Return the material word for word. Do not include pictures.

— Start of DATASET CONTENT —

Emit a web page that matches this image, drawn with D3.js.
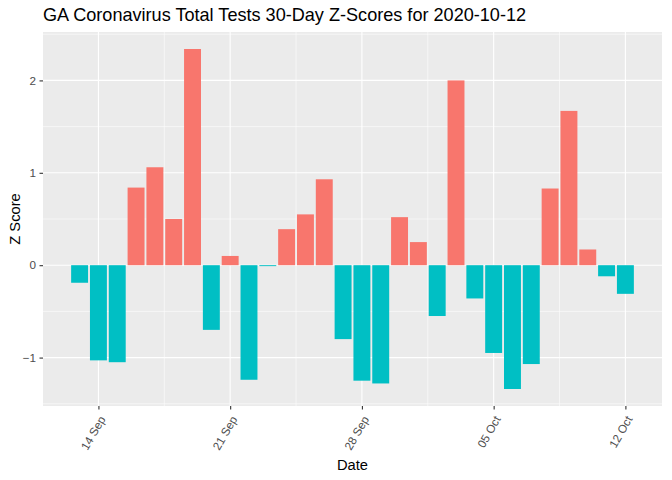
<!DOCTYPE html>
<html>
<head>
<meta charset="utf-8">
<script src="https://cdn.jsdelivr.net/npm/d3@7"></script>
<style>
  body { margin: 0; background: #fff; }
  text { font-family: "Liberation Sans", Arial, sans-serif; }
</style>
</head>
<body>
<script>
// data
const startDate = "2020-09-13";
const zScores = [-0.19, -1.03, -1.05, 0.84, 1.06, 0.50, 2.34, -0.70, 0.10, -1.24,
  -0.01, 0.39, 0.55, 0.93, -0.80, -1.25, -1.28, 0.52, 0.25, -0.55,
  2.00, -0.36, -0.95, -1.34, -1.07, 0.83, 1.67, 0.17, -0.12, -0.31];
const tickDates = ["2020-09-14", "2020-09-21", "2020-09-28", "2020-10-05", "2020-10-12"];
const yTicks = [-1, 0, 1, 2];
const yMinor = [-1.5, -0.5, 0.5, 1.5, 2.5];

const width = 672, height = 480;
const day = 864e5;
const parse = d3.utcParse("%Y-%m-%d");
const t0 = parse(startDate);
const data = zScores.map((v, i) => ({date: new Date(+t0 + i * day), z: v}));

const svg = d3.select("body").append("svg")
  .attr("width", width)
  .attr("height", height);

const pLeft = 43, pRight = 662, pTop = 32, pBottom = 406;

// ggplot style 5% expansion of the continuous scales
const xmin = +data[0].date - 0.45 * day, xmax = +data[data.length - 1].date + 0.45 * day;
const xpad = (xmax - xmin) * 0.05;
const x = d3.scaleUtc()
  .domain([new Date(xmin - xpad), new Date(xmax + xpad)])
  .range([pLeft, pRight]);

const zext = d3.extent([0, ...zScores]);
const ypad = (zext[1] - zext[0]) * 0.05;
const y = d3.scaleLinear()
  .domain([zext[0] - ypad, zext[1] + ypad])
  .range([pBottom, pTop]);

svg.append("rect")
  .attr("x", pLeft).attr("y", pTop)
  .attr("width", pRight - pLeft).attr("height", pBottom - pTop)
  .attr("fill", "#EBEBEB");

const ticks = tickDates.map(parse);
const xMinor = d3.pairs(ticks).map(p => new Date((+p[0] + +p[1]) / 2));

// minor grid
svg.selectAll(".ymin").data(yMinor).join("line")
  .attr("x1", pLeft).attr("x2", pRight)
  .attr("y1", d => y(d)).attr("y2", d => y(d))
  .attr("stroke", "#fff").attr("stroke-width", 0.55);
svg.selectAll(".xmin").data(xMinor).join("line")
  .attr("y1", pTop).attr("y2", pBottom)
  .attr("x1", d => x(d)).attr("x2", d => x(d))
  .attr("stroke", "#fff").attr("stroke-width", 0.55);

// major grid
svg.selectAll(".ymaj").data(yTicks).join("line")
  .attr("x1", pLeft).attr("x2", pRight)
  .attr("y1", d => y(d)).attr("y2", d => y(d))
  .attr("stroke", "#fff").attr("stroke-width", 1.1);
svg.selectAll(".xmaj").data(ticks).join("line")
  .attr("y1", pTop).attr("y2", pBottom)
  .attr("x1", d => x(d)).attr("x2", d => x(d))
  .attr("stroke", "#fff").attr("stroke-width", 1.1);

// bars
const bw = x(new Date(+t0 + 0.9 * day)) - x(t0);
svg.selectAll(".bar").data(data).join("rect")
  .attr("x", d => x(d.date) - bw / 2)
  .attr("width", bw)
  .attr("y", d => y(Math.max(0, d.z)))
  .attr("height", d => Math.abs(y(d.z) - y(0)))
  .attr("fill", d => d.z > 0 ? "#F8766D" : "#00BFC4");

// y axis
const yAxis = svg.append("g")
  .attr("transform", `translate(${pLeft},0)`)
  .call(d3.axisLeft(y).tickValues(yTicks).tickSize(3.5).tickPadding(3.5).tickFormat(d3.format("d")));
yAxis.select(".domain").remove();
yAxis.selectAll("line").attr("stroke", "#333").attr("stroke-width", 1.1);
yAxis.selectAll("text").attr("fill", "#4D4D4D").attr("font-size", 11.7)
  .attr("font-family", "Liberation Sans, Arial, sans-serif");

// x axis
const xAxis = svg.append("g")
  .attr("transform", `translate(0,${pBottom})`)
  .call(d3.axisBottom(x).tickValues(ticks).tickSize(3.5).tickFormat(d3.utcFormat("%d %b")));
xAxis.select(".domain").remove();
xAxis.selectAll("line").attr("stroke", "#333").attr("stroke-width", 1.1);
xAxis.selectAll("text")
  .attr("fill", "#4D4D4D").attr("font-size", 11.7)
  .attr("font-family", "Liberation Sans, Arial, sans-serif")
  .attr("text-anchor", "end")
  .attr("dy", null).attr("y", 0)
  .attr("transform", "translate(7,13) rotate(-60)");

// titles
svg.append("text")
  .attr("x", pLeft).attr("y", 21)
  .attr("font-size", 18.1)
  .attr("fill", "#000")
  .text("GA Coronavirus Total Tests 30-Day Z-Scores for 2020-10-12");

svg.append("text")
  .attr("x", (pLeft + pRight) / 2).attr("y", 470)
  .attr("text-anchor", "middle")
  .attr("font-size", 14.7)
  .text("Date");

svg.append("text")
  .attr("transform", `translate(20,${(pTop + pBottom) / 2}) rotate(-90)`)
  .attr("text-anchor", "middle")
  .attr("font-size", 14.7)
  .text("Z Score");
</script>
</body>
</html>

— End of DATASET CONTENT —

REPLY TO THE EXERCISE ▸
Emit a web page that matches this image, drawn with D3.js.
<!DOCTYPE html>
<html>
<head>
<meta charset="utf-8">
<script src="https://cdn.jsdelivr.net/npm/d3@7"></script>
<style>
  body { margin: 0; background: #fff; }
  text { font-family: "Liberation Sans", Arial, sans-serif; }
</style>
</head>
<body>
<script>
// data
const startDate = "2020-09-13";
const zScores = [-0.19, -1.03, -1.05, 0.84, 1.06, 0.50, 2.34, -0.70, 0.10, -1.24,
  -0.01, 0.39, 0.55, 0.93, -0.80, -1.25, -1.28, 0.52, 0.25, -0.55,
  2.00, -0.36, -0.95, -1.34, -1.07, 0.83, 1.67, 0.17, -0.12, -0.31];
const tickDates = ["2020-09-14", "2020-09-21", "2020-09-28", "2020-10-05", "2020-10-12"];
const yTicks = [-1, 0, 1, 2];
const yMinor = [-1.5, -0.5, 0.5, 1.5, 2.5];

const width = 672, height = 480;
const day = 864e5;
const parse = d3.utcParse("%Y-%m-%d");
const t0 = parse(startDate);
const data = zScores.map((v, i) => ({date: new Date(+t0 + i * day), z: v}));

const svg = d3.select("body").append("svg")
  .attr("width", width)
  .attr("height", height);

const pLeft = 43, pRight = 662, pTop = 32, pBottom = 406;

// ggplot style 5% expansion of the continuous scales
const xmin = +data[0].date - 0.45 * day, xmax = +data[data.length - 1].date + 0.45 * day;
const xpad = (xmax - xmin) * 0.05;
const x = d3.scaleUtc()
  .domain([new Date(xmin - xpad), new Date(xmax + xpad)])
  .range([pLeft, pRight]);

const zext = d3.extent([0, ...zScores]);
const ypad = (zext[1] - zext[0]) * 0.05;
const y = d3.scaleLinear()
  .domain([zext[0] - ypad, zext[1] + ypad])
  .range([pBottom, pTop]);

svg.append("rect")
  .attr("x", pLeft).attr("y", pTop)
  .attr("width", pRight - pLeft).attr("height", pBottom - pTop)
  .attr("fill", "#EBEBEB");

const ticks = tickDates.map(parse);
const xMinor = d3.pairs(ticks).map(p => new Date((+p[0] + +p[1]) / 2));

// minor grid
svg.selectAll(".ymin").data(yMinor).join("line")
  .attr("x1", pLeft).attr("x2", pRight)
  .attr("y1", d => y(d)).attr("y2", d => y(d))
  .attr("stroke", "#fff").attr("stroke-width", 0.55);
svg.selectAll(".xmin").data(xMinor).join("line")
  .attr("y1", pTop).attr("y2", pBottom)
  .attr("x1", d => x(d)).attr("x2", d => x(d))
  .attr("stroke", "#fff").attr("stroke-width", 0.55);

// major grid
svg.selectAll(".ymaj").data(yTicks).join("line")
  .attr("x1", pLeft).attr("x2", pRight)
  .attr("y1", d => y(d)).attr("y2", d => y(d))
  .attr("stroke", "#fff").attr("stroke-width", 1.1);
svg.selectAll(".xmaj").data(ticks).join("line")
  .attr("y1", pTop).attr("y2", pBottom)
  .attr("x1", d => x(d)).attr("x2", d => x(d))
  .attr("stroke", "#fff").attr("stroke-width", 1.1);

// bars
const bw = x(new Date(+t0 + 0.9 * day)) - x(t0);
svg.selectAll(".bar").data(data).join("rect")
  .attr("x", d => x(d.date) - bw / 2)
  .attr("width", bw)
  .attr("y", d => y(Math.max(0, d.z)))
  .attr("height", d => Math.abs(y(d.z) - y(0)))
  .attr("fill", d => d.z > 0 ? "#F8766D" : "#00BFC4");

// y axis
const yAxis = svg.append("g")
  .attr("transform", `translate(${pLeft},0)`)
  .call(d3.axisLeft(y).tickValues(yTicks).tickSize(3.5).tickPadding(3.5).tickFormat(d3.format("d")));
yAxis.select(".domain").remove();
yAxis.selectAll("line").attr("stroke", "#333").attr("stroke-width", 1.1);
yAxis.selectAll("text").attr("fill", "#4D4D4D").attr("font-size", 11.7)
  .attr("font-family", "Liberation Sans, Arial, sans-serif");

// x axis
const xAxis = svg.append("g")
  .attr("transform", `translate(0,${pBottom})`)
  .call(d3.axisBottom(x).tickValues(ticks).tickSize(3.5).tickFormat(d3.utcFormat("%d %b")));
xAxis.select(".domain").remove();
xAxis.selectAll("line").attr("stroke", "#333").attr("stroke-width", 1.1);
xAxis.selectAll("text")
  .attr("fill", "#4D4D4D").attr("font-size", 11.7)
  .attr("font-family", "Liberation Sans, Arial, sans-serif")
  .attr("text-anchor", "end")
  .attr("dy", null).attr("y", 0)
  .attr("transform", "translate(7,13) rotate(-60)");

// titles
svg.append("text")
  .attr("x", pLeft).attr("y", 21)
  .attr("font-size", 18.1)
  .attr("fill", "#000")
  .text("GA Coronavirus Total Tests 30-Day Z-Scores for 2020-10-12");

svg.append("text")
  .attr("x", (pLeft + pRight) / 2).attr("y", 470)
  .attr("text-anchor", "middle")
  .attr("font-size", 14.7)
  .text("Date");

svg.append("text")
  .attr("transform", `translate(20,${(pTop + pBottom) / 2}) rotate(-90)`)
  .attr("text-anchor", "middle")
  .attr("font-size", 14.7)
  .text("Z Score");
</script>
</body>
</html>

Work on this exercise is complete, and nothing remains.